Director and former The Office star John Krasinski seemed to have made himself a name with his patented dry wit and broad comedy chops. He now stars alongside his wife, Emily Blunt, in a truly apocalyptic, monster survival-thriller that must be the most diverging and exciting thing the director has done of yet.
Following a family in the proceeding days and months after the emergence of a vicious monster of unknown origin, we watch as a family headed by Krasinski and Blunt attempt to live against the constant threat of attack. The mystery attackers in question operate on a sonic level, hunting anything that triggers their auditory sensors and chases them to an often violent end.
Krasinski, both in front of and behind the camera, creates a thoroughly interesting world and language for his film.
Having to limit their output of sound, the movie plays out in scenes of sign language and hushed whispers, allowing the camera to have the largest voice in the film, each movement and focusing of the lense creating a tighter circle around this family in peril.
While the direction and cinematography are consistently at the top of their game, it cannot be understated how convincing each of the portrayals come across.
The dynamics between Krasinski and Blunt spark with intimacy, alongside a completely compelling performance from deaf actress Millicent Simmonds, as the eldest child of the pair. Her performance brings a diversity and uniqueness to the film that further distances A Quiet Place from other recent horror films by way of profoundly caring for these parents in their attempt to keep their kids safe.

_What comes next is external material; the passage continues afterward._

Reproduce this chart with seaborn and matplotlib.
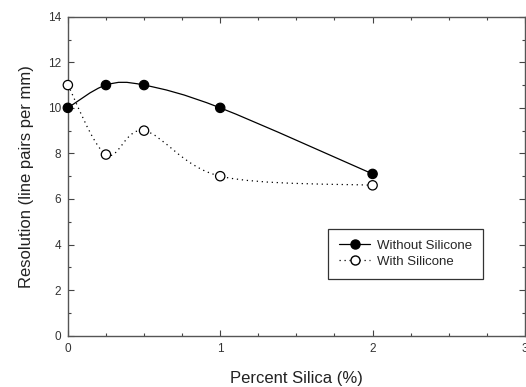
import numpy as np
import pandas as pd
import matplotlib
matplotlib.use("Agg")
import matplotlib.pyplot as plt
import seaborn as sns
from matplotlib.path import Path
from matplotlib.patches import PathPatch
from matplotlib.lines import Line2D
from matplotlib.ticker import MultipleLocator

silica = [0, 0.25, 0.5, 1, 2]
without_silicone = [10, 11, 11, 10, 7.1]
with_silicone = [11, 7.95, 9, 7, 6.6]

sns.set_style("ticks")
plt.rcParams['font.family'] = ['Liberation Sans', 'DejaVu Sans']

df = pd.DataFrame({
    "silica": silica * 2,
    "res": without_silicone + with_silicone,
    "series": ["Without Silicone"] * 5 + ["With Silicone"] * 5,
})

fig = plt.figure(figsize=(5.26, 3.87), dpi=100)
ax = fig.add_axes([0.129, 0.1326, 0.869, 0.8242])


def smooth_path(xs, ys):
    # Catmull-Rom curve through the points, drawn as cubic Bezier segments
    pts = np.column_stack([xs, ys]).astype(float)
    ext = np.vstack([pts[0], pts, pts[-1]])
    verts = [pts[0]]
    codes = [Path.MOVETO]
    for i in range(1, len(ext) - 2):
        p0, p1, p2, p3 = ext[i - 1], ext[i], ext[i + 1], ext[i + 2]
        verts += [p1 + (p2 - p0) / 6, p2 - (p3 - p1) / 6, p2]
        codes += [Path.CURVE4] * 3
    return Path(verts, codes)


ax.add_patch(PathPatch(smooth_path(silica, without_silicone), fill=False,
                       edgecolor="black", lw=0.9, zorder=2))
ax.add_patch(PathPatch(smooth_path(silica, with_silicone), fill=False,
                       edgecolor="black", lw=0.9, linestyle=(0, (1, 3)), zorder=2))

sns.scatterplot(data=df, x="silica", y="res", hue="series", style="series",
                palette={"Without Silicone": "black", "With Silicone": "white"},
                markers={"Without Silicone": "o", "With Silicone": "o"},
                edgecolor="black", linewidth=0.9, s=45, legend=False,
                zorder=3, clip_on=False, ax=ax)

ax.set_xlim(0, 3)
ax.set_ylim(0, 14)
ax.xaxis.set_major_locator(MultipleLocator(1))
ax.xaxis.set_minor_locator(MultipleLocator(0.25))
ax.yaxis.set_major_locator(MultipleLocator(2))
ax.yaxis.set_minor_locator(MultipleLocator(1))
ax.tick_params(which="both", direction="in", top=True, right=True,
               labelsize=8.5, labelcolor="#333333", color="#444444", width=0.8)
ax.tick_params(which="major", length=4, pad=5)
ax.tick_params(which="minor", length=2.5)
for sp in ax.spines.values():
    sp.set_color("#555555")
    sp.set_linewidth(1.0)

ax.set_xlabel("Percent Silica (%)", fontsize=12, color="#222222", labelpad=12)
ax.set_ylabel("Resolution (line pairs per mm)", fontsize=12, color="#222222", labelpad=10)

handles = [
    Line2D([], [], color="black", lw=0.9, marker="o", markersize=6.5,
           markerfacecolor="black", markeredgecolor="black"),
    Line2D([], [], color="black", lw=0.9, linestyle=(0, (1, 3)), marker="o",
           markersize=6.5, markerfacecolor="white", markeredgecolor="black"),
]
leg = ax.legend(handles, ["Without Silicone", "With Silicone"],
                loc="upper left", bbox_to_anchor=(0.555, 0.355),
                fontsize=9.5, frameon=True, fancybox=False,
                edgecolor="#333333", framealpha=1, handlelength=2.4,
                handletextpad=0.5, borderpad=0.8, labelspacing=0.3)
leg.get_frame().set_linewidth(0.9)

fig.savefig("out.png", dpi=100)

Cinematographer Charlotte Bruus Christensen operates with a palette of rich greens and yellows that are punctuated with the bright red lights of the family’s farm warning system that is both beautiful and aching in its enclosing dread. The design of the creature must also be lauded that, although kept off screen for much of the runtime, is another addition to recent creepy evolutions to the movie monster mythos.
While some may draw stylistic comparisons to recent films such as 10 Cloverfield Lane or Don’t Breathe, Krasinski’s film draws many more cues from the silent films and classic horrors of the 20th Century to create an experience that is already one of the year’s best and an exciting entrance to genre filmmaking from an altogether unexpected place. This is not one to miss.